## [Task material]
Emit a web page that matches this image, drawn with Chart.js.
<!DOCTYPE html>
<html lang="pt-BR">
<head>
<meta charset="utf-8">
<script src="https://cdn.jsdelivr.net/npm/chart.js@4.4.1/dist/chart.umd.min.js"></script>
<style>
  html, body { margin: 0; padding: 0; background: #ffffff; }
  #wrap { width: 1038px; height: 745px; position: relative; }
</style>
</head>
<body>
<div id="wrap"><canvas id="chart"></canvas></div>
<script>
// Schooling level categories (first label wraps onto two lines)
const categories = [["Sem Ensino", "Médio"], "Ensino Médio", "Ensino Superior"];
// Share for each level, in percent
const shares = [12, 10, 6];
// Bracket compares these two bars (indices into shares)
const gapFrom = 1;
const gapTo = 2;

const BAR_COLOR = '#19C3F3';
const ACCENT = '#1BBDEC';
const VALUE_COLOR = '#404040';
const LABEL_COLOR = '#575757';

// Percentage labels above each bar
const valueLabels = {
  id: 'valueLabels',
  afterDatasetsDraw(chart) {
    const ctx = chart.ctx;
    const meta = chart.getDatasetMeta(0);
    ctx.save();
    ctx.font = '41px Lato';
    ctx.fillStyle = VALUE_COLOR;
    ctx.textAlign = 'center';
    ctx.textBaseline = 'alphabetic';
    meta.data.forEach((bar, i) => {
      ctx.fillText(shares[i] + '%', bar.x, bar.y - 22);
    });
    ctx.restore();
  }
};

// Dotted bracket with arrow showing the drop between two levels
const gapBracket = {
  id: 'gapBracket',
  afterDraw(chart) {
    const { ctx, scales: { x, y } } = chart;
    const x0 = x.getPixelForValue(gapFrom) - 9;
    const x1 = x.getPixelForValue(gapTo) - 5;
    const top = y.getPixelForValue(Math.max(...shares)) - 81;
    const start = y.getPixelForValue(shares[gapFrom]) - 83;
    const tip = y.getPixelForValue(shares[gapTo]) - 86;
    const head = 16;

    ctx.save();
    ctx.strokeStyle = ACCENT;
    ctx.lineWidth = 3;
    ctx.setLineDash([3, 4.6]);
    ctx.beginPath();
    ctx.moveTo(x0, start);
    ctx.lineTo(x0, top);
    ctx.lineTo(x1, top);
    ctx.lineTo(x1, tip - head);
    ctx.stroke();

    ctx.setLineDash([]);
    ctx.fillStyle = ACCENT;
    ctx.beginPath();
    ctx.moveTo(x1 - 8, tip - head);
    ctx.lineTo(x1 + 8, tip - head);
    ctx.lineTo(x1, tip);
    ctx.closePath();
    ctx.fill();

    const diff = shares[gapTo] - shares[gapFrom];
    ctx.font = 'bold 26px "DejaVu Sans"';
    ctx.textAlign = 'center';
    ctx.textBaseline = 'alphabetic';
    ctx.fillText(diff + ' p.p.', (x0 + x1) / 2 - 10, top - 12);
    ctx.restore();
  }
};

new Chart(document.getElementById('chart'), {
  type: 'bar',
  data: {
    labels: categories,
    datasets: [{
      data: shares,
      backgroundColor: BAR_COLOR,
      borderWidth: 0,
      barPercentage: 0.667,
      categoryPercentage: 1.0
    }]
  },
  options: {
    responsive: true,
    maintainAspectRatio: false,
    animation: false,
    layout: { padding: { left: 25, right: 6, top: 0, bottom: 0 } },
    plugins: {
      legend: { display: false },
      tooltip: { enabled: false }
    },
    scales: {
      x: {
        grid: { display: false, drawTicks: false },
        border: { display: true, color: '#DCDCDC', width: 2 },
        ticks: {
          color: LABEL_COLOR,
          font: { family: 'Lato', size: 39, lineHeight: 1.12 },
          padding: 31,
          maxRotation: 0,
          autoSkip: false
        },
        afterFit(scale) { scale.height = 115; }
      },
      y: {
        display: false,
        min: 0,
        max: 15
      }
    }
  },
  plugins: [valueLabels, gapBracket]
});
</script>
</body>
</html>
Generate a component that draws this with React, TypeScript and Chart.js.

* * *

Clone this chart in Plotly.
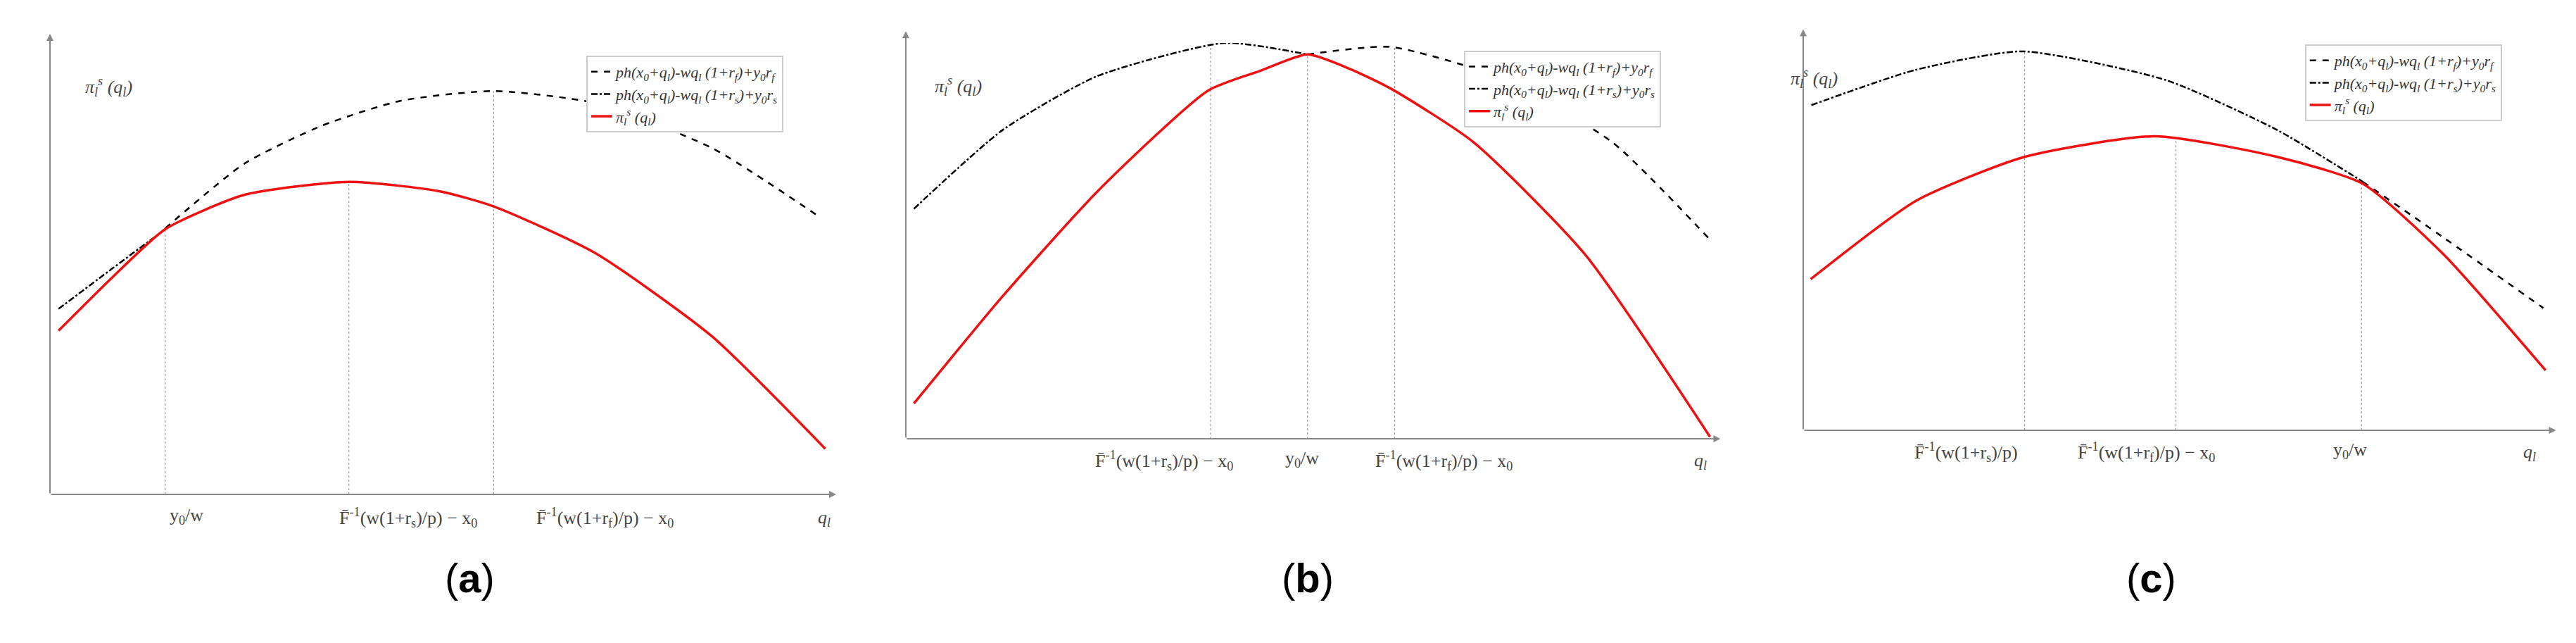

--

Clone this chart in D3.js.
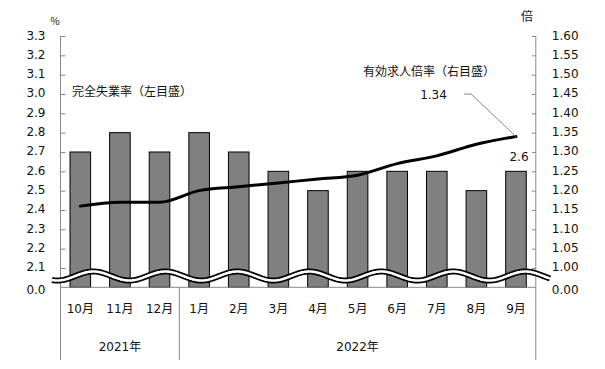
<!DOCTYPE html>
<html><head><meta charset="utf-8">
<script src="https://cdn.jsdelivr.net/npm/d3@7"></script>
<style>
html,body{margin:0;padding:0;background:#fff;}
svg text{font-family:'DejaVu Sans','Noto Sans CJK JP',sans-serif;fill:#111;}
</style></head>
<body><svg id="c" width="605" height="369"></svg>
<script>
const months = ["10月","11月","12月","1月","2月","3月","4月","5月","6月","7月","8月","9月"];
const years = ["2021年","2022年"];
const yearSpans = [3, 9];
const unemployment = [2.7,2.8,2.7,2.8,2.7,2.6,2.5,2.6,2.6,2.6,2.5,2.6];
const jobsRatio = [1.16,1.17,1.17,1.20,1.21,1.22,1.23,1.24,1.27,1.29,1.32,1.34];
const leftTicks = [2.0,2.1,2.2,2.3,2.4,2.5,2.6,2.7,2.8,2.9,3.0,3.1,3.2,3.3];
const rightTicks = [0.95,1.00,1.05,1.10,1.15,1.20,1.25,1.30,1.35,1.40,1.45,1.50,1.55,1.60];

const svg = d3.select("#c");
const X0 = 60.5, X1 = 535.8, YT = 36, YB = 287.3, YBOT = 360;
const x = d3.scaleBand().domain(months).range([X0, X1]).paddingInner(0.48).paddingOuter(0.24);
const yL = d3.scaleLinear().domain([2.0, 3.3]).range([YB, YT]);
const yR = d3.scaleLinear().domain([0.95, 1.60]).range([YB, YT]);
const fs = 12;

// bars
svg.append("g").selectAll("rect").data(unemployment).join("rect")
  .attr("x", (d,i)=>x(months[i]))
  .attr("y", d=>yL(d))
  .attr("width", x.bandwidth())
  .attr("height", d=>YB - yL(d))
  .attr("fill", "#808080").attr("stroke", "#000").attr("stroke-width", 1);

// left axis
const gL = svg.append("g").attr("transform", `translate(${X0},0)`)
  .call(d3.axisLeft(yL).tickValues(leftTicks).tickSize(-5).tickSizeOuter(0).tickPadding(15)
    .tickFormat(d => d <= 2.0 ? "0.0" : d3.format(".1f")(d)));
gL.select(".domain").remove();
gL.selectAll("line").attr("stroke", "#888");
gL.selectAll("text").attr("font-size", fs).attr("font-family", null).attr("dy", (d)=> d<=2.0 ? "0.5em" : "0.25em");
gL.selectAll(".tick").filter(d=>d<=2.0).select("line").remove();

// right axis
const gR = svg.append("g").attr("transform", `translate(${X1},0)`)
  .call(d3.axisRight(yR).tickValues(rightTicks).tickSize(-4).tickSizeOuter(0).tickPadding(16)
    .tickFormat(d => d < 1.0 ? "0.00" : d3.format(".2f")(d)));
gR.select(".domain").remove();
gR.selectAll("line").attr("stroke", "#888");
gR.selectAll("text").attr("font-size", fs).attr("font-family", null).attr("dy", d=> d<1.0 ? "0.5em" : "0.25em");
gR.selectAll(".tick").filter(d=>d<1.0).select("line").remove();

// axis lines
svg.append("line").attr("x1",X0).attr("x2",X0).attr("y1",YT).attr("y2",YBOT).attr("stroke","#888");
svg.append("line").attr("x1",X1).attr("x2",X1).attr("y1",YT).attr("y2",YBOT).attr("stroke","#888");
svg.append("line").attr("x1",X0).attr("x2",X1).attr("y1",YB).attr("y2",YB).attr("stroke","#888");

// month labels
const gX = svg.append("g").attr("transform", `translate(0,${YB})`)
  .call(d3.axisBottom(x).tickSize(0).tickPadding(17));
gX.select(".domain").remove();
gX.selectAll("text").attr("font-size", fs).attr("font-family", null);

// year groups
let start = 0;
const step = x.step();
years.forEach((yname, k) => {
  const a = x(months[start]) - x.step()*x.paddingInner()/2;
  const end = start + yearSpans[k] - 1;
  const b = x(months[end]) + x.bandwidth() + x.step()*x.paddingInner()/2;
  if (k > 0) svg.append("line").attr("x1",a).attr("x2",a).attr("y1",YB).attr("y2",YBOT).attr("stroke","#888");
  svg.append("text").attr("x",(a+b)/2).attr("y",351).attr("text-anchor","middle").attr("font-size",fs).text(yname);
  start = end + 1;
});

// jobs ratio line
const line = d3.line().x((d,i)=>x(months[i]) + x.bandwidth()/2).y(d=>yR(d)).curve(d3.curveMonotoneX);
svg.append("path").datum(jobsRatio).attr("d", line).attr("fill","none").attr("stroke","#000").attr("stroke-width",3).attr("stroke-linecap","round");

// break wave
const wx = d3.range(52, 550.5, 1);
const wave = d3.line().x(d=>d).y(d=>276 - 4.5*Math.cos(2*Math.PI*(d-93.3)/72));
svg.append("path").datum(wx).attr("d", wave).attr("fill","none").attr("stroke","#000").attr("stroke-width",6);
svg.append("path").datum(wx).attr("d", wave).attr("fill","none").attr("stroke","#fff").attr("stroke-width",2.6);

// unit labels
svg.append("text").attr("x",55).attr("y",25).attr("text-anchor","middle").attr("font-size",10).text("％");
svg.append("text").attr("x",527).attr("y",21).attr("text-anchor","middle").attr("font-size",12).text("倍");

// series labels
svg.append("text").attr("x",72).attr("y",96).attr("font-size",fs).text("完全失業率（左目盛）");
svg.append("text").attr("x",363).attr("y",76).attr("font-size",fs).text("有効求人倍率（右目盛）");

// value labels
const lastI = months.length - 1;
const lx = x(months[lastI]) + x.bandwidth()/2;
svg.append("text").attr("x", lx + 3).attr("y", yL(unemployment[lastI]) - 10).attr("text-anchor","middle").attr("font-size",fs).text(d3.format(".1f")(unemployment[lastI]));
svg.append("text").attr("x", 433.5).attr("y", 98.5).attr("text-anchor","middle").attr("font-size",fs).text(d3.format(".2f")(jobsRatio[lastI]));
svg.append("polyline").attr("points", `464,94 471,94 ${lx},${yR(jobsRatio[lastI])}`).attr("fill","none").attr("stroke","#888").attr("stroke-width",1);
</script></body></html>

## [Task]
Find all lines where the word "with" appears. Copy them.

## [Response to the exercise]
Emit a web page that matches this image, drawn with Chart.js.
// Dotted bracket with arrow showing the drop between two levels
Generate a component that draws this with React, TypeScript and Chart.js.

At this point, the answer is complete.